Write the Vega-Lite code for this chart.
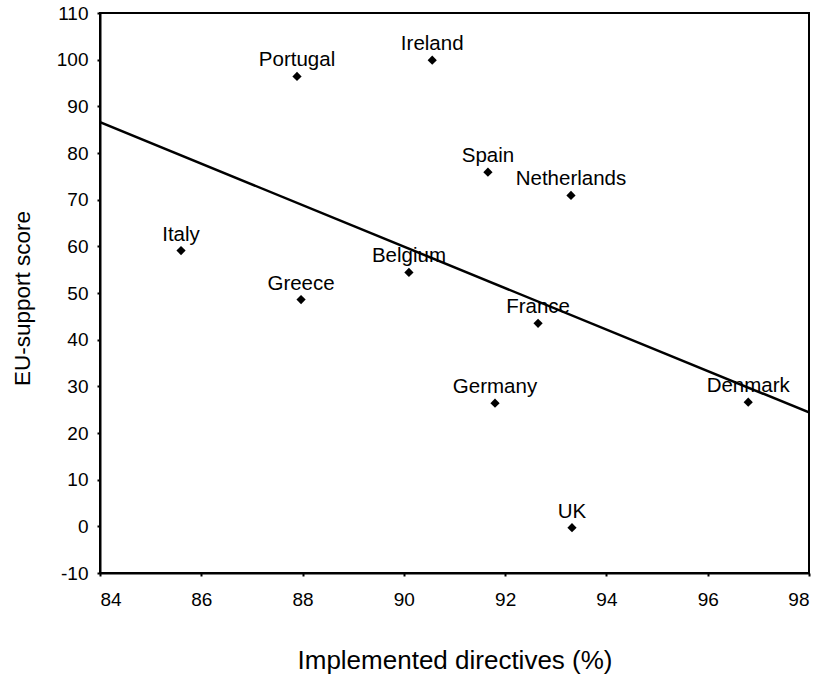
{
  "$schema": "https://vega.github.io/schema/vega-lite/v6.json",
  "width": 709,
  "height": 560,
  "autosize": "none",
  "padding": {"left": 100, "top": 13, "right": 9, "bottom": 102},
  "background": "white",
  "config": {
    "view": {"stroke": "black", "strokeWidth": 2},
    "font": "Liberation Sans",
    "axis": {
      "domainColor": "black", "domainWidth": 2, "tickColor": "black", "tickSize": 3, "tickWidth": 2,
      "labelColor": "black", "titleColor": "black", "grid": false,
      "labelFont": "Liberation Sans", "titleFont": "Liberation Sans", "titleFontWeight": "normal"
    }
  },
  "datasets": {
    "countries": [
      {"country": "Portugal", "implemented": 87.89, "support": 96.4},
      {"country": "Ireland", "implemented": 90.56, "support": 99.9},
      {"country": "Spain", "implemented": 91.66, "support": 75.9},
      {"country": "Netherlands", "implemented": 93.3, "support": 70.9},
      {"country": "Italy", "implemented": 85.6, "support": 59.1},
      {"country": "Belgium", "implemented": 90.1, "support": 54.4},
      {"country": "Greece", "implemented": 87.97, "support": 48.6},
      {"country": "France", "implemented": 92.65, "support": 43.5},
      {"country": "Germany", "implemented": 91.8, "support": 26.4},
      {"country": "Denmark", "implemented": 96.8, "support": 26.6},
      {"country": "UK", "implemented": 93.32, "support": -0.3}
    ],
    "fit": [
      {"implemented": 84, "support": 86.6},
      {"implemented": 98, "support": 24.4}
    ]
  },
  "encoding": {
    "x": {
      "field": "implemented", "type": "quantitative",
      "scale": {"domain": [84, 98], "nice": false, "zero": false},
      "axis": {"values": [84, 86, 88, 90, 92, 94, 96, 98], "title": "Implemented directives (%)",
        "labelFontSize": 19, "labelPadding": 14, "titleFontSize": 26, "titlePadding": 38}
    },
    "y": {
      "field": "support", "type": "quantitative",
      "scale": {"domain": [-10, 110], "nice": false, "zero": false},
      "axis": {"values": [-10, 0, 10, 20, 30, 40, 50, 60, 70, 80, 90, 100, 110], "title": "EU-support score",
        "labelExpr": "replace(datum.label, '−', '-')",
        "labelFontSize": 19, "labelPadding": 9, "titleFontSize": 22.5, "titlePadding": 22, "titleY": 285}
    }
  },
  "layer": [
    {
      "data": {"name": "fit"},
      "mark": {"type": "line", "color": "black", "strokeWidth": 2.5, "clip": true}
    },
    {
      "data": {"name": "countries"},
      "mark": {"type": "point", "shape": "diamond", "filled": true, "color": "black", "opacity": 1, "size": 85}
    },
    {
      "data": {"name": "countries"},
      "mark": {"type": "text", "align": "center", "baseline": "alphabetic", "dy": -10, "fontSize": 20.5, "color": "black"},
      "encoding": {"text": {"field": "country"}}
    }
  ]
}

• • • • • • •

## Short task
Copy the data character for character, but drop all pictures from the copy.

## Exercise response
Write the Vega-Lite code for this chart.
{
  "$schema": "https://vega.github.io/schema/vega-lite/v6.json",
  "width": 709,
  "height": 560,
  "autosize": "none",
  "padding": {"left": 100, "top": 13, "right": 9, "bottom": 102},
  "background": "white",
  "config": {
    "view": {"stroke": "black", "strokeWidth": 2},
    "font": "Liberation Sans",
    "axis": {
      "domainColor": "black", "domainWidth": 2, "tickColor": "black", "tickSize": 3, "tickWidth": 2,
      "labelColor": "black", "titleColor": "black", "grid": false,
      "labelFont": "Liberation Sans", "titleFont": "Liberation Sans", "titleFontWeight": "normal"
    }
  },
  "datasets": {
    "countries": [
      {"country": "Portugal", "implemented": 87.89, "support": 96.4},
      {"country": "Ireland", "implemented": 90.56, "support": 99.9},
      {"country": "Spain", "implemented": 91.66, "support": 75.9},
      {"country": "Netherlands", "implemented": 93.3, "support": 70.9},
      {"country": "Italy", "implemented": 85.6, "support": 59.1},
      {"country": "Belgium", "implemented": 90.1, "support": 54.4},
      {"country": "Greece", "implemented": 87.97, "support": 48.6},
      {"country": "France", "implemented": 92.65, "support": 43.5},
      {"country": "Germany", "implemented": 91.8, "support": 26.4},
      {"country": "Denmark", "implemented": 96.8, "support": 26.6},
      {"country": "UK", "implemented": 93.32, "support": -0.3}
    ],
    "fit": [
      {"implemented": 84, "support": 86.6},
      {"implemented": 98, "support": 24.4}
    ]
  },
  "encoding": {
    "x": {
      "field": "implemented", "type": "quantitative",
      "scale": {"domain": [84, 98], "nice": false, "zero": false},
      "axis": {"values": [84, 86, 88, 90, 92, 94, 96, 98], "title": "Implemented directives (%)",
        "labelFontSize": 19, "labelPadding": 14, "titleFontSize": 26, "titlePadding": 38}
    },
    "y": {
      "field": "support", "type": "quantitative",
      "scale": {"domain": [-10, 110], "nice": false, "zero": false},
      "axis": {"values": [-10, 0, 10, 20, 30, 40, 50, 60, 70, 80, 90, 100, 110], "title": "EU-support score",
        "labelExpr": "replace(datum.label, '−', '-')",
        "labelFontSize": 19, "labelPadding": 9, "titleFontSize": 22.5, "titlePadding": 22, "titleY": 285}
    }
  },
  "layer": [
    {
      "data": {"name": "fit"},
      "mark": {"type": "line", "color": "black", "strokeWidth": 2.5, "clip": true}
    },
    {
      "data": {"name": "countries"},
      "mark": {"type": "point", "shape": "diamond", "filled": true, "color": "black", "opacity": 1, "size": 85}
    },
    {
      "data": {"name": "countries"},
      "mark": {"type": "text", "align": "center", "baseline": "alphabetic", "dy": -10, "fontSize": 20.5, "color": "black"},
      "encoding": {"text": {"field": "country"}}
    }
  ]
}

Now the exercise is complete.